Great play, great production. 


Julius Caesar (2018, dir. Nicholas Hytner and ft. Ben Whishaw): 

Like his Othello production (with Adrian Lester and Rory Kinnear), Nicholas Hytner also has the cast of Julius Caesar in modern dress. The difference is that here he emphasises his contemporary approach—a few choices are rather questionable, such as the songs or the political slogan “Do this!” or the appearance of Julius Caesar wearing a red cap with white letters—but overall, it is a very good production. A large part of it is thanks to Ben Whishaw. His Brutus is a bookish intellectual, who speaks of ideals and thinks in abstract terms, persuading himself that he must kill Caesar to save Rome but not thinking about the next step—Shakespeare’s Brutus, of course, is not just an idealistic man, he is proud and hypocritical and conceited—and we can see all that in Ben Whishaw’s performance, especially in the scene where he chastises Cassius (here female) for her “itching palm” and corruption.  
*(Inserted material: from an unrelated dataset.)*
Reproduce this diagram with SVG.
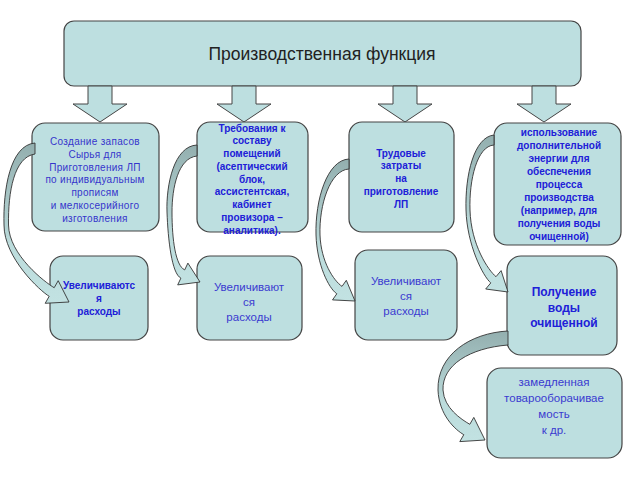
<svg xmlns="http://www.w3.org/2000/svg" width="640" height="480" viewBox="0 0 640 480">
<defs>
<linearGradient id="band" x1="0" y1="0" x2="0" y2="1">
<stop offset="0" stop-color="#93afaf"/>
<stop offset="0.35" stop-color="#a8c6c6"/>
<stop offset="0.65" stop-color="#bcdcdc"/>
<stop offset="1" stop-color="#c2e2e2"/>
</linearGradient>
<style>
.box{fill:#bddfe0;stroke:#444;stroke-width:1.2}
.blk{fill:#bddfe0;stroke:#444;stroke-width:1}
.ca{fill:url(#band);stroke:#333;stroke-width:0.9;stroke-linejoin:miter}
text{font-family:"Liberation Sans",Arial,sans-serif;text-anchor:middle;fill:#2020d8}
.n{font-size:10px;fill:#3535cc;letter-spacing:0.3px}
.b{font-size:10px;font-weight:bold}
.m{font-size:11.5px;fill:#3a3ad0}
.mb{font-size:12px;font-weight:bold}
.t{font-size:17.5px;fill:#222}
</style>
</defs>
<g id="top">
<rect class="box" x="64" y="21" width="517" height="65" rx="10"/>
<text class="t" x="322" y="60">Производственная функция</text>
</g>
<g id="down-arrows">
<path class="blk" d="M88,86 L112,86 L112,104 L127,104 L100,122 L73,104 L88,104 Z"/>
<path class="blk" d="M232,86 L256,86 L256,104 L271,104 L244,122 L217,104 L232,104 Z"/>
<path class="blk" d="M393,86 L417,86 L417,104 L432,104 L405,122 L378,104 L393,104 Z"/>
<path class="blk" d="M532,86 L556,86 L556,104 L571,104 L544,122 L517,104 L532,104 Z"/>
</g>
<g id="n1">
<rect class="box" x="32" y="123" width="127" height="108" rx="13"/>
<text class="n"><tspan x="95" y="145">Создание запасов</tspan><tspan x="95" dy="12.8">Сырья для</tspan><tspan x="95" dy="12.8">Приготовления ЛП</tspan><tspan x="95" dy="12.8">по индивидуальным</tspan><tspan x="95" dy="12.8">прописям</tspan><tspan x="95" dy="12.8">и мелкосерийного</tspan><tspan x="95" dy="12.8">изготовления</tspan></text>
</g>
<g id="n2">
<rect class="box" x="197" y="122" width="111" height="110" rx="13"/>
<text class="b"><tspan x="252" y="131.5">Требования к</tspan><tspan x="252" dy="12.75">составу</tspan><tspan x="252" dy="12.75">помещений</tspan><tspan x="252" dy="12.75">(асептический</tspan><tspan x="252" dy="12.75">блок,</tspan><tspan x="252" dy="12.75">ассистентская,</tspan><tspan x="252" dy="12.75">кабинет</tspan><tspan x="252" dy="12.75">провизора –</tspan><tspan x="252" dy="12.75">аналитика).</tspan></text>
</g>
<g id="n3">
<rect class="box" x="349" y="122" width="105" height="110" rx="13"/>
<text class="b"><tspan x="401" y="156.5">Трудовые</tspan><tspan x="401" dy="12.75">затраты</tspan><tspan x="401" dy="12.75">на</tspan><tspan x="401" dy="12.75">приготовление</tspan><tspan x="401" dy="12.75">ЛП</tspan></text>
</g>
<g id="n4">
<rect class="box" x="494" y="123" width="127" height="122" rx="13"/>
<text class="b"><tspan x="559" y="135.5">использование</tspan><tspan x="559" dy="13">дополнительной</tspan><tspan x="559" dy="13">энергии для</tspan><tspan x="559" dy="13">обеспечения</tspan><tspan x="559" dy="13">процесса</tspan><tspan x="559" dy="13">производства</tspan><tspan x="559" dy="13">(например, для</tspan><tspan x="559" dy="13">получения воды</tspan><tspan x="559" dy="13">очищенной)</tspan></text>
</g>
<g id="n5">
<rect class="box" x="50" y="256" width="98" height="84" rx="13"/>
<text class="b"><tspan x="99" y="288.5">Увеличиваютс</tspan><tspan x="99" dy="13">я</tspan><tspan x="99" dy="13">расходы</tspan></text>
</g>
<g id="n6">
<rect class="box" x="197" y="256" width="105" height="84" rx="13"/>
<text class="m"><tspan x="249" y="291">Увеличивают</tspan><tspan x="249" dy="15">ся</tspan><tspan x="249" dy="15">расходы</tspan></text>
</g>
<g id="n7">
<rect class="box" x="355" y="250" width="102" height="90" rx="13"/>
<text class="m"><tspan x="406" y="285">Увеличивают</tspan><tspan x="406" dy="15">ся</tspan><tspan x="406" dy="15">расходы</tspan></text>
</g>
<g id="n8">
<rect class="box" x="507" y="256" width="110" height="99" rx="14"/>
<text class="mb"><tspan x="564" y="296">Получение</tspan><tspan x="564" dy="15.5">воды</tspan><tspan x="564" dy="15.5">очищенной</tspan></text>
</g>
<g id="n9">
<rect class="box" x="487" y="368" width="135" height="90" rx="14"/>
<text class="m"><tspan x="554" y="386">замедленная</tspan><tspan x="554" dy="16">товарооборачивае</tspan><tspan x="554" dy="16">мость</tspan><tspan x="554" dy="16">к др.</tspan></text>
</g>
<g id="connectors">
<path class="ca" d="M35,143 C10,145 3,190 4,225 C4,258 40.5,291.3 49.2,296.3 L45.2,303.3 L69,302 L58.2,280.7 L54.2,287.7 C45.5,282.7 9,255 8.5,225 C8,192 14,157 35,154 Z"/>
<path class="ca" d="M197,145 C174,146 166,185 167,212 C168,240 171.8,273.9 180.9,278.1 L177.7,284.9 L200,282 L187.9,263.1 L184.7,269.9 C175.6,265.7 172,240 172,212 C172,188 178,158 197,156 Z"/>
<path class="ca" d="M349,159 C327,160 315,200 316,235 C317,265 328.6,288.1 336.8,293.8 L332.5,299.9 L355,301 L346.3,280.3 L342,286.4 C333.8,280.7 321,262 320,235 C319,205 330,170 349,169 Z"/>
<path class="ca" d="M494,135 C474,137 465,175 466,210 C467,245 483.1,276.5 490.8,282.9 L485.7,289 L508,292 L501.1,270.6 L496,276.7 C488.3,270.3 471,245 470,210 C469,180 477,146 494,145 Z"/>
<path class="ca" d="M508,331 C470,333 437,355 438,390 C439,415 455.1,429.7 463.8,434.7 L459.8,441.6 L485,440 L473.8,417.4 L469.8,424.3 C461.1,419.3 444,408 443,390 C442,365 470,348 508,345 Z"/>
</g>
</svg>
I also like Michelle Fairley as Cassius, who plays the role with intensity and persuasiveness. It doesn’t bother me that Cassius, Casca, and a few others are changed into women—look at social media, look at all the women today embracing violence and yearning for revolution—I would say it works rather well that in this contemporary production, a few of the conspirators are women, that Cassius, the one that manipulates Brutus into killing Caesar, is a woman. Cassius is calculating and manipulative and dishonest, but at the same time, Cassius’s love for Brutus is genuine—I do think Michelle Fairley conveys very well the contradictions in Cassius’s character. 

I didn’t realise it was the Ides of March when I decided to watch Julius Caesar


Both productions are available on National Theatre at Home, and you all should watch them.